Flood!

R ecueil d’histoires muettes, Flood ! se présente comme un hommage aux woodcut novels, ces histoires sans paroles réalisées par quelques maîtres de la gravure sur bois dans la première moitié du vingtième siècle. Si la filiation est artistique, elle est aussi politique. Ainsi quand Lynd Ward dépeignait avec force l’Amérique de la dépression dans le sublime Vertigo, que Frans Masereel teintait volontiers ses gravures de préoccupations anticapitalistes, Eric Drooker s’attache à décrire la décomposition d’une société bâtie sur la violence et l’exclusion. S’il prend New York comme cadre, c’est pour ce que la ville représente symboliquement dans sa verticalité sociale et architecturale. L’ascension peut y être aussi vertigineuse que la chute au pied des gratte-ciels ou en bas de l’échelle sociale.

Ainsi, la première des trois nouvelles (Home) met en scène la vie d’un homme qui, sans préavis, va tout perdre. A mesure que le désespoir grandit, que la déchéance s’installe, le récit s’accélère, les cases se démultiplient. Une descente aux enfers qui se poursuit le long de la ligne L, sous la 14ème rue (L). Bercé par le roulis du métro, un homme – le même, un autre ? – s’endort. Le voici convié à un étrange voyage dans le temps et la mémoire de la ville. Le cœur de New York semble battre d’un pouls primitif quand les tunnels se recouvrent de signes, de hiéroglyphes, de peintures rupestres.
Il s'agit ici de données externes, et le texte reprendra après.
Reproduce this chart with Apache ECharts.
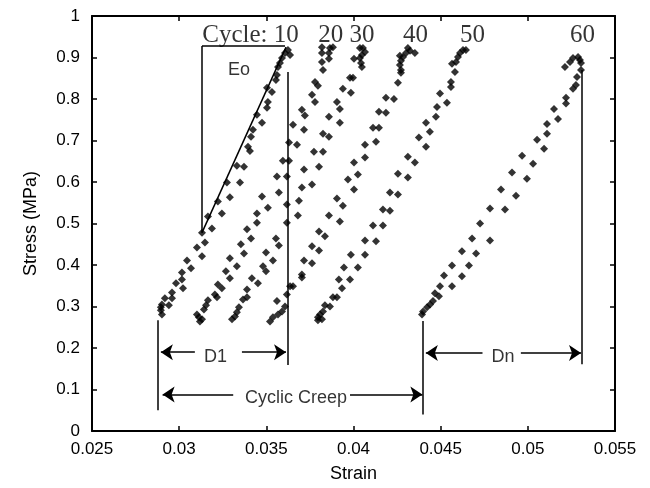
<!DOCTYPE html>
<html><head><meta charset="utf-8">
<script src="https://cdn.jsdelivr.net/npm/echarts@6/dist/echarts.min.js"></script>
<style>html,body{margin:0;padding:0;background:#fff}#c{width:650px;height:488px}</style>
</head><body><div id="c"></div>
<script>
// ---- data: [strain, stress (MPa)] ----
const cycle10 = [[0.03624,0.918],[0.03607,0.911],[0.03636,0.906],[0.0359,0.899],[0.03578,0.887],[0.03567,0.877],[0.03561,0.858],[0.03555,0.846],[0.03532,0.817],[0.03504,0.827],[0.03509,0.793],[0.03504,0.779],[0.03446,0.762],[0.03475,0.743],[0.03423,0.726],[0.03412,0.709],[0.03395,0.685],[0.03406,0.675],[0.03331,0.639],[0.03372,0.637],[0.03274,0.599],[0.03349,0.599],[0.03222,0.553],[0.03291,0.563],[0.03165,0.517],[0.03245,0.524],[0.03131,0.478],[0.03188,0.488],[0.03148,0.454],[0.03102,0.442],[0.03131,0.421],[0.03045,0.411],[0.03068,0.392],[0.03016,0.382],[0.03016,0.365],[0.02982,0.356],[0.03022,0.344],[0.02959,0.334],[0.02918,0.320],[0.02959,0.320],[0.02941,0.303],[0.02901,0.305],[0.02895,0.291],[0.02901,0.281],[0.02895,0.298]];
const cycle20 = [[0.03819,0.925],[0.03865,0.923],[0.03882,0.925],[0.03819,0.911],[0.03859,0.911],[0.03859,0.897],[0.03819,0.889],[0.03825,0.870],[0.03779,0.841],[0.03796,0.832],[0.03762,0.810],[0.03779,0.793],[0.03704,0.774],[0.03721,0.760],[0.03653,0.738],[0.03716,0.726],[0.0363,0.695],[0.03676,0.690],[0.03595,0.651],[0.0363,0.651],[0.03561,0.613],[0.03618,0.613],[0.03572,0.575],[0.03475,0.565],[0.03509,0.538],[0.03446,0.524],[0.03446,0.502],[0.03389,0.486],[0.03412,0.464],[0.03354,0.450],[0.03372,0.428],[0.03291,0.416],[0.03331,0.397],[0.03268,0.385],[0.03291,0.368],[0.03222,0.353],[0.03245,0.344],[0.03205,0.329],[0.03217,0.322],[0.03165,0.315],[0.03154,0.303],[0.03142,0.293],[0.03102,0.281],[0.03131,0.269],[0.03119,0.264],[0.03113,0.274]];
const cycle30 = [[0.04037,0.923],[0.04054,0.923],[0.04066,0.913],[0.04048,0.906],[0.04037,0.899],[0.04003,0.897],[0.04043,0.887],[0.04048,0.877],[0.0398,0.851],[0.03997,0.851],[0.03939,0.825],[0.03985,0.815],[0.03905,0.793],[0.03922,0.776],[0.03859,0.757],[0.03922,0.743],[0.03825,0.716],[0.03859,0.709],[0.03773,0.673],[0.03825,0.673],[0.03716,0.630],[0.03802,0.637],[0.03762,0.594],[0.03704,0.587],[0.03687,0.555],[0.03618,0.546],[0.03681,0.519],[0.03618,0.502],[0.03555,0.464],[0.03572,0.447],[0.03498,0.430],[0.03538,0.411],[0.03481,0.397],[0.03498,0.385],[0.03417,0.368],[0.03452,0.356],[0.03389,0.341],[0.03389,0.322],[0.03366,0.317],[0.03343,0.298],[0.03331,0.286],[0.03303,0.269],[0.0332,0.276]];
const cycle40 = [[0.04312,0.923],[0.04324,0.916],[0.04352,0.911],[0.04301,0.911],[0.04284,0.901],[0.04266,0.904],[0.04272,0.892],[0.04266,0.882],[0.04272,0.870],[0.04272,0.863],[0.04255,0.839],[0.04186,0.803],[0.04232,0.800],[0.04146,0.769],[0.04186,0.767],[0.04112,0.731],[0.04146,0.731],[0.04066,0.690],[0.04129,0.697],[0.04003,0.647],[0.04066,0.659],[0.03968,0.606],[0.04025,0.618],[0.04003,0.582],[0.03905,0.560],[0.03939,0.543],[0.03859,0.519],[0.03922,0.505],[0.03802,0.481],[0.03836,0.469],[0.03762,0.445],[0.03802,0.435],[0.03716,0.411],[0.03762,0.404],[0.03704,0.377],[0.03704,0.370],[0.03653,0.349],[0.03636,0.349],[0.03618,0.329],[0.03561,0.313],[0.03607,0.300],[0.0359,0.288],[0.03567,0.281],[0.03538,0.274],[0.03521,0.264]];
const cycle50 = [[0.04628,0.918],[0.04645,0.918],[0.04611,0.911],[0.04599,0.901],[0.04588,0.889],[0.04565,0.885],[0.04582,0.865],[0.04559,0.841],[0.04559,0.829],[0.04496,0.813],[0.04536,0.791],[0.04479,0.781],[0.04473,0.757],[0.04416,0.743],[0.04438,0.721],[0.04375,0.707],[0.04416,0.685],[0.04312,0.661],[0.04352,0.647],[0.04255,0.620],[0.04312,0.611],[0.04209,0.575],[0.04255,0.570],[0.04169,0.534],[0.04209,0.531],[0.04112,0.495],[0.04169,0.495],[0.04066,0.459],[0.04129,0.457],[0.03985,0.425],[0.04066,0.425],[0.03945,0.394],[0.04025,0.394],[0.03916,0.365],[0.0398,0.365],[0.03934,0.344],[0.03882,0.322],[0.03905,0.322],[0.03836,0.303],[0.03865,0.300],[0.03825,0.288],[0.03808,0.281],[0.03796,0.274],[0.03819,0.269],[0.03796,0.267]];
const cycle60 = [[0.05213,0.877],[0.05242,0.889],[0.05259,0.899],[0.05288,0.901],[0.05299,0.894],[0.05305,0.887],[0.05305,0.870],[0.05282,0.853],[0.05276,0.834],[0.05259,0.825],[0.05219,0.803],[0.05219,0.789],[0.0515,0.776],[0.05173,0.752],[0.0511,0.740],[0.0511,0.716],[0.05053,0.702],[0.05093,0.680],[0.04967,0.663],[0.0503,0.644],[0.04909,0.623],[0.04995,0.608],[0.04846,0.582],[0.04932,0.567],[0.04783,0.536],[0.04869,0.534],[0.04726,0.500],[0.0468,0.464],[0.04783,0.459],[0.04622,0.433],[0.04703,0.428],[0.04565,0.399],[0.04662,0.399],[0.04622,0.373],[0.04519,0.375],[0.04565,0.349],[0.04496,0.349],[0.04467,0.332],[0.0449,0.325],[0.04456,0.313],[0.04439,0.305],[0.04422,0.298],[0.04399,0.288],[0.04393,0.281]];

// cycle labels
const cycleLabels = ['Cycle: 10','20','30','40','50','60'];
const cycleLabelX = [0.03409,0.0387,0.04049,0.04356,0.04683,0.05314];
const cycleLabelY = [0.952,0.952,0.952,0.952,0.952,0.952];

// annotation segments [[x1,y1],[x2,y2]]
const guideLines = [
  [[0.0288,0.05],[0.0288,0.267]],
  [[0.0362,0.159],[0.0362,0.865]],
  [[0.0440,0.04],[0.0440,0.265]],
  [[0.0531,0.161],[0.0531,0.870]],
  [[0.03131,0.478],[0.03131,0.928]],
  [[0.03131,0.928],[0.03607,0.928]],
  [[0.03131,0.478],[0.03613,0.925]]
];
// arrows: from inner end to tip
const arrowLines = [
  [[0.0309,0.19],[0.02895,0.19]],
  [[0.0336,0.19],[0.03613,0.19]],
  [[0.0331,0.088],[0.02905,0.088]],
  [[0.0398,0.088],[0.04395,0.088]],
  [[0.0474,0.188],[0.04415,0.188]],
  [[0.0496,0.188],[0.05305,0.188]]
];
const annoText = ['Eo','D1','Cyclic Creep','Dn'];
const annoX = [0.03343,0.03208,0.0367,0.04857];
const annoY = [0.871,0.178,0.080,0.178];

const sans = 'Liberation Sans';
const serif = 'Liberation Serif';
const chart = echarts.init(document.getElementById('c'));

function xAx(pos, main){
  return {type:'value',min:0.025,max:0.055,interval:0.005,position:pos,
    name: main?'Strain':'', nameLocation:'middle', nameGap:34,
    nameTextStyle:{fontSize:18,color:'#000',fontFamily:sans},
    axisLine:{show:true,onZero:false,lineStyle:{color:'#000',width:2}},
    axisTick:{show:true,inside:true,length:5,lineStyle:{color:'#000',width:1.5}},
    axisLabel:{show:main,color:'#000',fontSize:17,fontFamily:sans,margin:10,showMinLabel:true,showMaxLabel:true},
    splitLine:{show:false}};
}
function yAx(pos, main){
  return {type:'value',min:0,max:1,interval:0.1,position:pos,
    name: main?'Stress (MPa)':'', nameLocation:'middle', nameGap:52, nameRotate:90,
    nameTextStyle:{fontSize:18,color:'#000',fontFamily:sans},
    axisLine:{show:true,onZero:false,lineStyle:{color:'#000',width:2}},
    axisTick:{show:true,inside:true,length:5,lineStyle:{color:'#000',width:1.5}},
    axisLabel:{show:main,color:'#000',fontSize:17,fontFamily:sans,margin:12,showMinLabel:true,showMaxLabel:true},
    splitLine:{show:false}};
}

const cycles = [cycle10,cycle20,cycle30,cycle40,cycle50,cycle60];
const series = cycles.map(d=>({type:'scatter',data:d,symbol:'diamond',symbolSize:8,
  itemStyle:{color:'#000'},silent:true,z:3}));

series.push({type:'lines',coordinateSystem:'cartesian2d',silent:true,z:2,
  lineStyle:{color:'#000',width:1.5,opacity:1},
  data:guideLines.map(c=>({coords:c}))});
series.push({type:'lines',coordinateSystem:'cartesian2d',silent:true,z:2,
  symbol:['none','arrow'],symbolSize:12,
  lineStyle:{color:'#000',width:1.5,opacity:1},
  data:arrowLines.map(c=>({coords:c}))});
series.push({type:'scatter',silent:true,symbolSize:1,itemStyle:{color:'rgba(0,0,0,0)'},z:4,
  data:cycleLabels.map((t,i)=>({name:t,value:[cycleLabelX[i],cycleLabelY[i]]})),
  label:{show:true,position:'inside',formatter:'{b}',color:'#000',fontFamily:serif,fontSize:25,align:'center',verticalAlign:'middle'}});
series.push({type:'scatter',silent:true,symbolSize:1,itemStyle:{color:'rgba(0,0,0,0)'},z:4,
  data:annoText.map((t,i)=>({name:t,value:[annoX[i],annoY[i]]})),
  label:{show:true,position:'inside',formatter:'{b}',color:'#000',fontFamily:sans,fontSize:18,align:'center',verticalAlign:'middle',backgroundColor:'#fff',padding:[0,2]}});

chart.setOption({
  animation:false,
  backgroundColor:'#fff',
  grid:{left:92,right:35,top:16,bottom:56},
  xAxis:[xAx('bottom',true),xAx('top',false)],
  yAxis:[yAx('left',true),yAx('right',false)],
  series:series
});
</script></body></html>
Autant de manifestations de l’inconscient, celui de la cité, les rumeurs d’un paradis perdu sacrifié sur l’autel d’un Empire. Tandis que l’homme s’enfonce sous la terre, l’image se libère, la planche se déstructure. Mais le trajet ne dure qu’un temps, l’homme émerge. Il pleut averse. La ville se noie, l’artiste est saisi de visions de fin du monde (Flood !). Un déluge, des flots bibliques. Des signes encore. Une allégorie de l’Amérique se dessine sur un corps tatoué. Personne n’est innocent et nul ne saura sauvé des eaux. Le graphisme se fait anguleux, distordu, magnifié par cette encre noire, parfois bleutée, lacérée au cutter, à la lame de rasoir. Où comment la technique de la carte à gratter se met au service d’une œuvre muette à l’éloquence visuelle pourtant intacte.